GIVEN MATERIAL:
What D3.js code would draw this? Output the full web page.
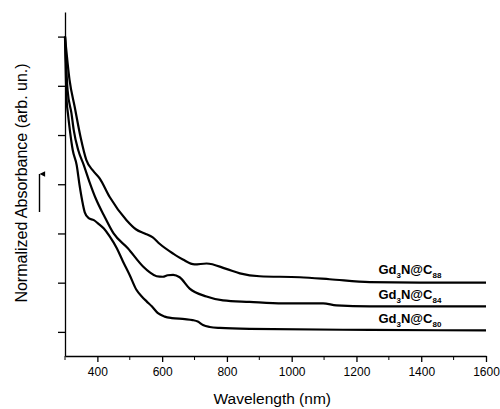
<!DOCTYPE html>
<html>
<head>
<meta charset="utf-8">
<script src="https://cdn.jsdelivr.net/npm/d3@7"></script>
<style>
  body { margin: 0; background: #fff; }
  svg { display: block; font-family: "Liberation Sans", Arial, sans-serif; }
</style>
</head>
<body>
<div id="chart"></div>
<script>
// wavelength (nm) / normalized absorbance (arb. un.)
const wlC88 = [300, 314, 330, 348, 366, 386, 407, 438, 490, 520, 546, 571, 592, 634, 664, 700, 737, 798, 840, 901, 1025, 1117, 1241, 1395, 1600];
const absC88 = [6.00, 5.12, 4.57, 3.96, 3.49, 3.28, 3.12, 2.74, 2.27, 2.08, 2.00, 1.92, 1.79, 1.59, 1.47, 1.37, 1.39, 1.28, 1.19, 1.13, 1.11, 1.07, 1.01, 1.00, 1.00];

const wlC84 = [300, 308, 320, 327, 341, 358, 376, 395, 420, 450, 494, 541, 562, 583, 602, 617, 634, 654, 685, 737, 788, 870, 973, 1097, 1138, 1241, 1600];
const absC84 = [6.00, 4.91, 4.44, 4.10, 3.69, 3.39, 3.04, 2.71, 2.37, 2.00, 1.70, 1.33, 1.21, 1.13, 1.12, 1.15, 1.16, 1.11, 0.88, 0.72, 0.64, 0.61, 0.58, 0.58, 0.54, 0.52, 0.52];

const wlC80 = [300, 305, 309, 315, 324, 336, 345, 353, 361, 373, 389, 401, 420, 438, 460, 479, 500, 520, 537, 552, 568, 587, 608, 630, 670, 694, 710, 726, 747, 778, 870, 1241, 1600];
const absC80 = [6.00, 4.71, 4.44, 4.10, 3.69, 3.39, 2.98, 2.67, 2.43, 2.31, 2.27, 2.21, 2.10, 1.94, 1.70, 1.43, 1.15, 0.86, 0.72, 0.62, 0.52, 0.38, 0.31, 0.28, 0.26, 0.24, 0.21, 0.14, 0.10, 0.08, 0.06, 0.04, 0.03];

const seriesNames = ["C88", "C84", "C80"];
const xMajorTicks = [400, 600, 800, 1000, 1200, 1400, 1600];
const xMinorTicks = [300, 500, 700, 900, 1100, 1300, 1500];
const yTicks = [0, 1, 2, 3, 4, 5, 6];

const W = 500, H = 409;
const margin = { top: 12, left: 65, right: 14, bottom: 53 };
const width = W - margin.left - margin.right;
const height = H - margin.top - margin.bottom;

const svg = d3.select("#chart").append("svg")
    .attr("width", W)
    .attr("height", H);

const g = svg.append("g")
    .attr("transform", `translate(${margin.left},${margin.top})`);

const x = d3.scaleLinear().domain([300, 1600]).range([0, width]);
const y = d3.scaleLinear().domain([-0.49, 6.5]).range([height, 0]);

// x axis: major + minor ticks
const xAxis = g.append("g")
    .attr("transform", `translate(0,${height})`)
    .call(d3.axisBottom(x).tickValues(xMajorTicks).tickFormat(d3.format("d"))
        .tickSize(6).tickSizeOuter(0).tickPadding(5));
xAxis.selectAll("text").style("font-size", "12px").attr("fill", "#000");
xAxis.append("g").selectAll("line")
    .data(xMinorTicks)
    .join("line")
    .attr("x1", d => x(d)).attr("x2", d => x(d))
    .attr("y1", 0).attr("y2", 4)
    .attr("stroke", "#000");

// y axis: ticks without labels
const yAxis = g.append("g")
    .call(d3.axisLeft(y).tickValues(yTicks).tickSize(7).tickSizeOuter(0).tickFormat(""));

g.selectAll(".domain, .tick line").attr("stroke", "#000").attr("stroke-width", 1.3);

// curves
const line = d3.line()
    .x(d => x(d[0]))
    .y(d => y(d[1]))
    .curve(d3.curveMonotoneX);

const seriesData = [
    d3.zip(wlC88, absC88),
    d3.zip(wlC84, absC84),
    d3.zip(wlC80, absC80)
];

g.selectAll(".curve")
    .data(seriesData)
    .join("path")
    .attr("class", "curve")
    .attr("fill", "none")
    .attr("stroke", "#000")
    .attr("stroke-width", 2.2)
    .attr("stroke-linejoin", "round")
    .attr("d", line);

// labels Gd3N@Cxx sitting above each curve's tail
const labelY = [1.18, 0.66, 0.18];
const labels = g.selectAll(".lbl")
    .data(seriesNames)
    .join("text")
    .attr("class", "lbl")
    .attr("x", x(1268))
    .attr("y", (d, i) => y(labelY[i]))
    .style("font-size", "13px")
    .style("font-weight", "bold");
labels.append("tspan").text("Gd");
labels.append("tspan").text("3").attr("dy", 4).style("font-size", "8px");
labels.append("tspan").text("N@C").attr("dy", -4);
labels.append("tspan").text(d => d.slice(1)).attr("dy", 4).style("font-size", "8px");

// axis titles
svg.append("text")
    .attr("x", margin.left + x(940))
    .attr("y", 404)
    .attr("text-anchor", "middle")
    .style("font-size", "15.5px")
    .text("Wavelength (nm)");

svg.append("text")
    .attr("transform", `translate(27,183) rotate(-90)`)
    .attr("text-anchor", "middle")
    .style("font-size", "16px")
    .text("Normalized Absorbance (arb. un.)");

// upward arrow next to y title
svg.append("defs").append("marker")
    .attr("id", "head")
    .attr("viewBox", "0 0 10 10")
    .attr("refX", 5).attr("refY", 0)
    .attr("markerWidth", 4).attr("markerHeight", 6)
    .attr("orient", "auto-start-reverse")
    .append("path")
    .attr("d", "M0,10 L5,0 L10,10 Z")
    .attr("fill", "#000");

svg.append("line")
    .attr("x1", 39.5).attr("x2", 39.5)
    .attr("y1", 212).attr("y2", 174)
    .attr("stroke", "#000")
    .attr("stroke-width", 1.4)
    .attr("marker-end", "url(#head)");
</script>
</body>
</html>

EXERCISE PROMPT:
Except for the pictures, copy the material above exactly.

SOLUTION:
What D3.js code would draw this? Output the full web page.
<!DOCTYPE html>
<html>
<head>
<meta charset="utf-8">
<script src="https://cdn.jsdelivr.net/npm/d3@7"></script>
<style>
  body { margin: 0; background: #fff; }
  svg { display: block; font-family: "Liberation Sans", Arial, sans-serif; }
</style>
</head>
<body>
<div id="chart"></div>
<script>
// wavelength (nm) / normalized absorbance (arb. un.)
const wlC88 = [300, 314, 330, 348, 366, 386, 407, 438, 490, 520, 546, 571, 592, 634, 664, 700, 737, 798, 840, 901, 1025, 1117, 1241, 1395, 1600];
const absC88 = [6.00, 5.12, 4.57, 3.96, 3.49, 3.28, 3.12, 2.74, 2.27, 2.08, 2.00, 1.92, 1.79, 1.59, 1.47, 1.37, 1.39, 1.28, 1.19, 1.13, 1.11, 1.07, 1.01, 1.00, 1.00];

const wlC84 = [300, 308, 320, 327, 341, 358, 376, 395, 420, 450, 494, 541, 562, 583, 602, 617, 634, 654, 685, 737, 788, 870, 973, 1097, 1138, 1241, 1600];
const absC84 = [6.00, 4.91, 4.44, 4.10, 3.69, 3.39, 3.04, 2.71, 2.37, 2.00, 1.70, 1.33, 1.21, 1.13, 1.12, 1.15, 1.16, 1.11, 0.88, 0.72, 0.64, 0.61, 0.58, 0.58, 0.54, 0.52, 0.52];

const wlC80 = [300, 305, 309, 315, 324, 336, 345, 353, 361, 373, 389, 401, 420, 438, 460, 479, 500, 520, 537, 552, 568, 587, 608, 630, 670, 694, 710, 726, 747, 778, 870, 1241, 1600];
const absC80 = [6.00, 4.71, 4.44, 4.10, 3.69, 3.39, 2.98, 2.67, 2.43, 2.31, 2.27, 2.21, 2.10, 1.94, 1.70, 1.43, 1.15, 0.86, 0.72, 0.62, 0.52, 0.38, 0.31, 0.28, 0.26, 0.24, 0.21, 0.14, 0.10, 0.08, 0.06, 0.04, 0.03];

const seriesNames = ["C88", "C84", "C80"];
const xMajorTicks = [400, 600, 800, 1000, 1200, 1400, 1600];
const xMinorTicks = [300, 500, 700, 900, 1100, 1300, 1500];
const yTicks = [0, 1, 2, 3, 4, 5, 6];

const W = 500, H = 409;
const margin = { top: 12, left: 65, right: 14, bottom: 53 };
const width = W - margin.left - margin.right;
const height = H - margin.top - margin.bottom;

const svg = d3.select("#chart").append("svg")
    .attr("width", W)
    .attr("height", H);

const g = svg.append("g")
    .attr("transform", `translate(${margin.left},${margin.top})`);

const x = d3.scaleLinear().domain([300, 1600]).range([0, width]);
const y = d3.scaleLinear().domain([-0.49, 6.5]).range([height, 0]);

// x axis: major + minor ticks
const xAxis = g.append("g")
    .attr("transform", `translate(0,${height})`)
    .call(d3.axisBottom(x).tickValues(xMajorTicks).tickFormat(d3.format("d"))
        .tickSize(6).tickSizeOuter(0).tickPadding(5));
xAxis.selectAll("text").style("font-size", "12px").attr("fill", "#000");
xAxis.append("g").selectAll("line")
    .data(xMinorTicks)
    .join("line")
    .attr("x1", d => x(d)).attr("x2", d => x(d))
    .attr("y1", 0).attr("y2", 4)
    .attr("stroke", "#000");

// y axis: ticks without labels
const yAxis = g.append("g")
    .call(d3.axisLeft(y).tickValues(yTicks).tickSize(7).tickSizeOuter(0).tickFormat(""));

g.selectAll(".domain, .tick line").attr("stroke", "#000").attr("stroke-width", 1.3);

// curves
const line = d3.line()
    .x(d => x(d[0]))
    .y(d => y(d[1]))
    .curve(d3.curveMonotoneX);

const seriesData = [
    d3.zip(wlC88, absC88),
    d3.zip(wlC84, absC84),
    d3.zip(wlC80, absC80)
];

g.selectAll(".curve")
    .data(seriesData)
    .join("path")
    .attr("class", "curve")
    .attr("fill", "none")
    .attr("stroke", "#000")
    .attr("stroke-width", 2.2)
    .attr("stroke-linejoin", "round")
    .attr("d", line);

// labels Gd3N@Cxx sitting above each curve's tail
const labelY = [1.18, 0.66, 0.18];
const labels = g.selectAll(".lbl")
    .data(seriesNames)
    .join("text")
    .attr("class", "lbl")
    .attr("x", x(1268))
    .attr("y", (d, i) => y(labelY[i]))
    .style("font-size", "13px")
    .style("font-weight", "bold");
labels.append("tspan").text("Gd");
labels.append("tspan").text("3").attr("dy", 4).style("font-size", "8px");
labels.append("tspan").text("N@C").attr("dy", -4);
labels.append("tspan").text(d => d.slice(1)).attr("dy", 4).style("font-size", "8px");

// axis titles
svg.append("text")
    .attr("x", margin.left + x(940))
    .attr("y", 404)
    .attr("text-anchor", "middle")
    .style("font-size", "15.5px")
    .text("Wavelength (nm)");

svg.append("text")
    .attr("transform", `translate(27,183) rotate(-90)`)
    .attr("text-anchor", "middle")
    .style("font-size", "16px")
    .text("Normalized Absorbance (arb. un.)");

// upward arrow next to y title
svg.append("defs").append("marker")
    .attr("id", "head")
    .attr("viewBox", "0 0 10 10")
    .attr("refX", 5).attr("refY", 0)
    .attr("markerWidth", 4).attr("markerHeight", 6)
    .attr("orient", "auto-start-reverse")
    .append("path")
    .attr("d", "M0,10 L5,0 L10,10 Z")
    .attr("fill", "#000");

svg.append("line")
    .attr("x1", 39.5).attr("x2", 39.5)
    .attr("y1", 212).attr("y2", 174)
    .attr("stroke", "#000")
    .attr("stroke-width", 1.4)
    .attr("marker-end", "url(#head)");
</script>
</body>
</html>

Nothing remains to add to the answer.